By Sarah Townsend
Gender discrimination remains widespread in Bahrain, according to senior parliamentary official
Gender discrimination remains widespread in Bahrain as a result of traditional views, a senior parliamentary official has warned.
Abbas Al Madi, chairman of the parliamentary services committee, told the Gulf Daily News that women were often prejudiced in the workplace because older, more traditional, men are in control of recruitment.
“In Bahrain now, most ministries prefer men over women in some jobs,” he said. “Younger generations don't have that problem, but the older generation does. There is still gender discrimination.
“Let's speak honestly - in some companies, the person hiring will be religious, an older man, and when he's looking at an application he’ll say, why should I hire a woman? A man would be better. We don't have a law that says we have to have a certain percentage of women and men.”

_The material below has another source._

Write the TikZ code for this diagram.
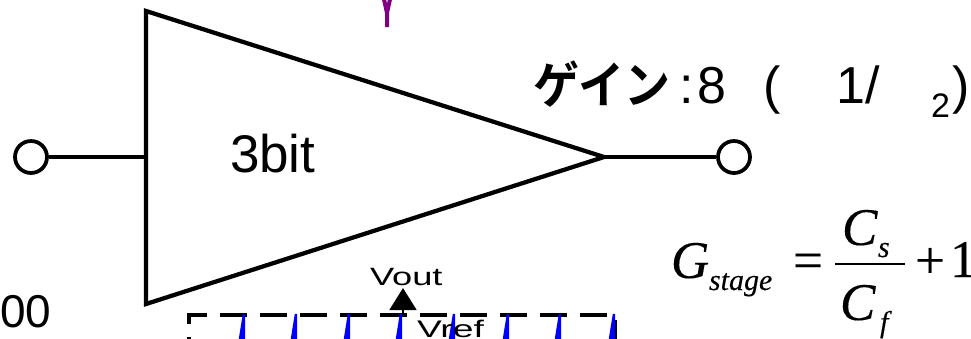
\documentclass[tikz,border=0pt]{standalone}
\usepackage{fontspec}
\usetikzlibrary{arrows.meta}
\setmainfont{Liberation Sans}
\newfontfamily\cjkfont[BoldFont={Noto Sans CJK JP Bold}]{Noto Sans CJK JP}
\newfontfamily\eqfont[FakeBold=0.25,ItalicFeatures={FakeBold=0.25}]{Liberation Serif}
\newdimen\pxu \pxu=0.75pt
\newcommand{\fsz}[1]{\fontsize{\dimexpr#1\pxu\relax}{\dimexpr#1\pxu\relax}\selectfont}
\newcommand{\hpx}[1]{\hspace*{\dimexpr#1\pxu\relax}}
\tikzset{
  heavy/.style={line width=3.2pt,black},
  port/.style={circle,draw=black,line width=2.8pt,fill=white,minimum size=24pt,inner sep=0pt},
  lbl/.style={anchor=base west,inner sep=0pt,outer sep=0pt,text=black},
  spike/.style={blue,fill=blue,line width=1.8pt,line join=bevel},
  dashbox/.style={line width=3pt,dash pattern=on 20.25pt off 9.75pt},
}
\begin{document}
\begin{tikzpicture}[x=0.75pt,y=-0.75pt]
\useasboundingbox (0,0) rectangle (971,339);
\clip (0,0) rectangle (971,339);
% purple fragment
\coordinate (yl) at (383.5,-3); \coordinate (yr) at (390.5,-3);
\coordinate (yj) at (387,13); \coordinate (ye) at (387,27);
\draw[line width=3pt,color={rgb,255:red,128;green,0;blue,128}] (yl)--(yj)--(yr) (yj)--(ye);
% amplifier
\coordinate (ta) at (146,11); \coordinate (tb) at (146,304); \coordinate (tc) at (604,157);
\coordinate (tin) at (146,157);
\draw[heavy,line join=miter] (ta)--(tb)--(tc)--cycle;
\node[port] (pin) at (31,157) {};
\node[port] (pout) at (734,157) {};
\draw[heavy] (pin)--(tin);
\draw[heavy] (tc)--(pout);
\node[lbl] (bits) at (230,172) {\fsz{53}3bit};
\node[lbl] (gain) at (533,103) {\fsz{52}{\cjkfont\bfseries\fsz{50}\scalebox{0.92}[1]{ゲイン}}\hpx{9}:\hpx{4}8\hpx{37}(\hpx{56}1/\hpx{51}\raisebox{-10.5pt}{\fsz{34}2}\hpx{2})};
\node[lbl] (zz) at (0,327) {\fsz{46}00};
% equation
\node[lbl] (eqG) at (671,278) {\eqfont\fsz{53}\itshape G};
\node[lbl] (eqs) at (709,290) {\eqfont\fsz{30}\itshape stage};
\node[lbl] (eqe) at (793,278) {\eqfont\fsz{53}=};
\node[lbl] (eqCs) at (842,245) {\eqfont\fsz{53}\itshape C};
\node[lbl] (eqss) at (878,257) {\eqfont\fsz{30}\itshape s};
\node[lbl] (eqCf) at (840,320) {\eqfont\fsz{53}\itshape C};
\node[lbl] (eqf) at (880,332) {\eqfont\fsz{30}\itshape f};
\node[lbl] (eqp) at (915,278) {\eqfont\fsz{53}+};
\node[lbl] (eqo) at (950,277) {\eqfont\fsz{53}\makebox[15pt][l]{1}};
\coordinate (fl) at (835,264); \coordinate (fr) at (905,264);
\draw[line width=1.5pt] (fl)--(fr);
% dashed block
\coordinate (d0) at (189,364); \coordinate (d1) at (189,315);
\coordinate (d2) at (615,315); \coordinate (d3) at (615,400);
\draw[dashbox] (d0)--(d1)--(d2)--(d3);
% blue waveform
\foreach \i/\x in {0/244,1/296,2/349,3/401,4/454,5/508,6/560,7/614}{
  \coordinate (sl\i) at (\x-5,345); \coordinate (st\i) at (\x,314); \coordinate (sr\i) at (\x,345);
  \draw[spike] (sl\i)--(st\i)--(sr\i);
}
% Vout arrow
\coordinate (af) at (403,316); \coordinate (at) at (403,288);
\draw[line width=2.2pt,-{Triangle[length=16.5pt,width=20pt]}] (af)--(at);
\node[lbl] (vout) at (370,285) {\fsz{25}\scalebox{1.45}[1]{Vout}};
\node[lbl] (vref) at (417,337) {\fsz{24}\scalebox{1.55}[1]{Vref}};
\end{tikzpicture}
\end{document}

The newspaper said it interviewed Al Madi as part of its year-long campaign to highlight gender equality in partnership with UN Women.
The newspaper said statistics released by Bahrain’s Supreme Council for Women show women in higher education outnumber men by almost two to one: 61 percent to 39 percent.

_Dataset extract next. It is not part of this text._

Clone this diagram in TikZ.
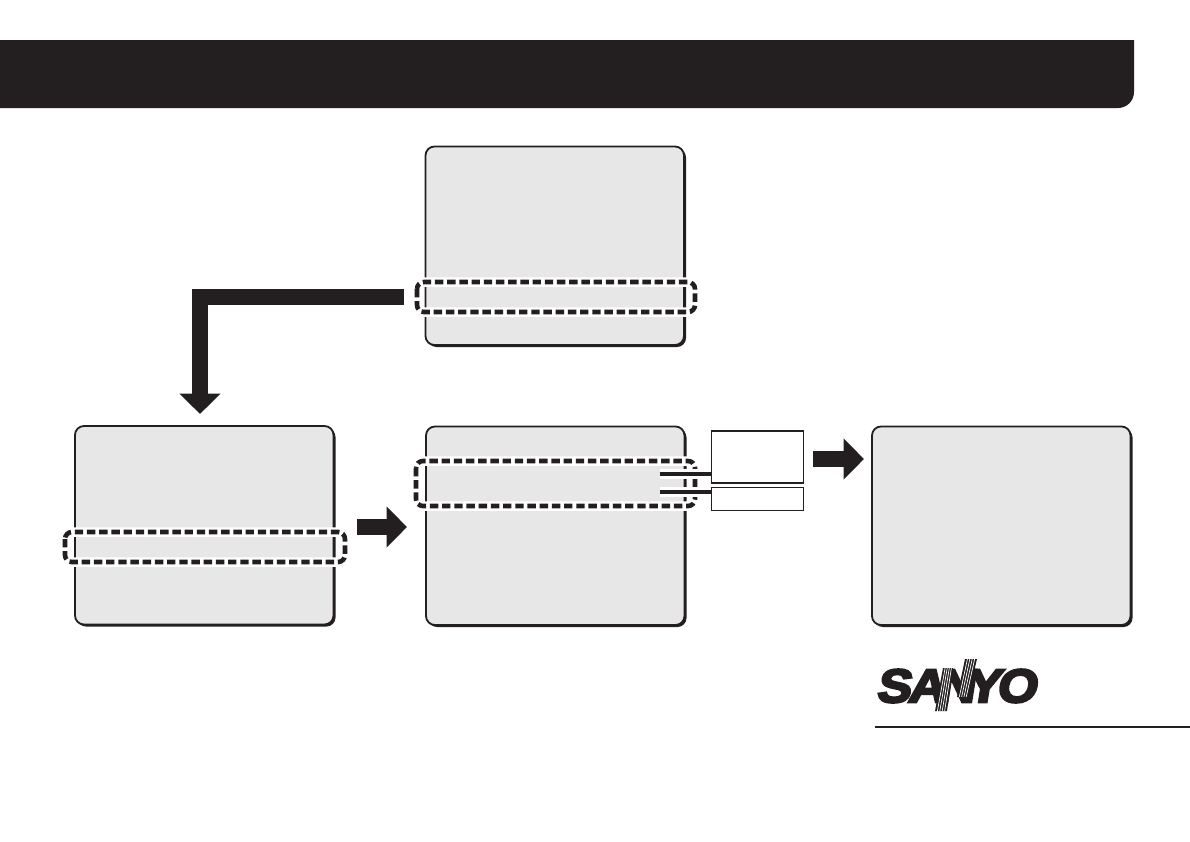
\documentclass[tikz,border=0pt]{standalone}
\usepackage{fontspec}
\newfontfamily\logofont[FakeBold=5,FakeSlant=0.16,FakeStretch=1.1]{Liberation Sans Bold}
\usetikzlibrary{arrows.meta,shadows,calc}
\definecolor{ink}{HTML}{231F20}
\definecolor{screenfill}{HTML}{E7E7E7}
\tikzset{
  x=1pt,y=-1pt,
  screenbox/.style={rectangle,draw=ink,fill=screenfill,line width=1.8pt,rounded corners=9pt,
    minimum width=258.5pt,minimum height=198.5pt,inner sep=0pt,outer sep=0pt,anchor=north west,
    general shadow={fill=ink,shadow xshift=2pt,shadow yshift=-2pt}},
  halo/.style={draw=white,line width=9.5pt,rounded corners=7pt},
  dashline/.style={draw=ink,line width=4.6pt,rounded corners=7pt,dash pattern=on 8.4pt off 3.8pt},
  leader/.style={draw=ink,line width=4.2pt},
  leaderhalo/.style={draw=white,line width=10pt},
  labelbox/.style={rectangle,draw=ink,fill=white,line width=1.8pt,inner sep=0pt,outer sep=0pt,
    minimum width=92pt,anchor=north west},
  fat/.style={draw=ink,line width=16pt,-{Triangle[length=20.5pt,width=40pt,fill=ink]}},
  logostripe/.style={draw=white,line width=0.7pt},
}
\newcommand{\dashedframe}[4]{%
  \draw[halo] (#1,#2) rectangle (#3,#4);
  \draw[dashline] (#1,#2) rectangle (#3,#4);
}
\begin{document}
\begin{tikzpicture}
\useasboundingbox (0,0) rectangle (1190,841);
% header band
\fill[ink,rounded corners=16pt] (0,40) [sharp corners] -- (1134,40) [rounded corners=16pt] -- (1134,108) [sharp corners] -- (0,108) -- cycle;
% screens
\node[screenbox] (top) at (425.5,146.5) {};
\node[screenbox] (left) at (75,426) {};
\node[screenbox] (mid) at (426,426.5) {};
\node[screenbox] (right) at (872,426.5) {};
% dashed frames
\dashedframe{417}{282}{695}{312}
\dashedframe{65}{532}{345}{562}
\dashedframe{416}{461}{695}{506}
\coordinate (framewest) at (415,297);
% label boxes
\coordinate (leadA) at (660,474);
\coordinate (leadB) at (660,492);
\draw[leaderhalo] (leadA) -- (706,474);
\draw[leaderhalo] (leadB) -- (706,492);
\node[labelbox,minimum height=52pt] (boxA) at (711.5,431) {};
\node[labelbox,minimum height=23pt] (boxB) at (711.5,487.5) {};
\draw[leader] (leadA) -- (boxA.west |- leadA);
\draw[leader] (leadB) -- (boxB.west |- leadB);
% arrows
\coordinate (bend) at (200,297);
\draw[fat,shorten <=11pt,shorten >=12pt] (framewest) -- (bend) -- (bend |- left.north);
\coordinate (a2s) at (357,527);
\coordinate (a2e) at (407,527);
\draw[fat] (a2s) -- (a2e);
\coordinate (a3s) at (813,459);
\coordinate (a3e) at (864,459);
\draw[fat] (a3s) -- (a3e);
% logo
\node[inner sep=0pt,outer sep=0pt,anchor=center,text=ink] (logo) at (956,686) {\logofont\fontsize{47}{47}\selectfont S\kern-3ptA\kern-7.5ptN\kern-9ptY\kern-4ptO};
% striped stems of the N
\fill[ink] (935,711) -- (947,711) -- (953,668) -- (943,668) -- cycle;
\fill[ink] (957,697) -- (968,697) -- (977,659) -- (965,659) -- cycle;
\foreach \i in {1,2,3,4} {
  \draw[logostripe] (935+2.4*\i,711) -- (943+2.1*\i,668);
  \draw[logostripe] (957+2.3*\i,697) -- (965+2.4*\i,659);
}
\coordinate (ruleS) at (875,727);
\coordinate (ruleE) at (1190,727);
\draw[ink,line width=2pt] (ruleS) -- (ruleE);
\end{tikzpicture}
\end{document}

Female students in Bahrain also receive higher grades and a higher number of scholarships and fellowships than men: around 70 percent female to 30 percent respectively.
However, men vastly outnumber women in technical and vocational education – by 86 percent to 14 percent.
And women with higher education certificates are less likely to find a job then men with the same qualification, according to the Gulf Daily News article, with 66 percent of Bahraini women entitled to unemployment benefits holding a bachelor’s degree or higher.
Hala Ramzy, head of the Shoura Council women and child affairs committee, said women account for around 40 percent the public sector workforce and around 35 percent of the private sector. She reportedly said progress has been made in the past 20 years but called for greater incentives for companies to hire women.
“As you know, by law women have paid maternity leave, feeding hours and bereavement leave.
“All these paid absences make employers reluctant to employ females even if they achieve higher grades.
"To change this we need to either change our law, which is difficult, or we need to change the mindset of employers by giving them incentives for employing females, for example.”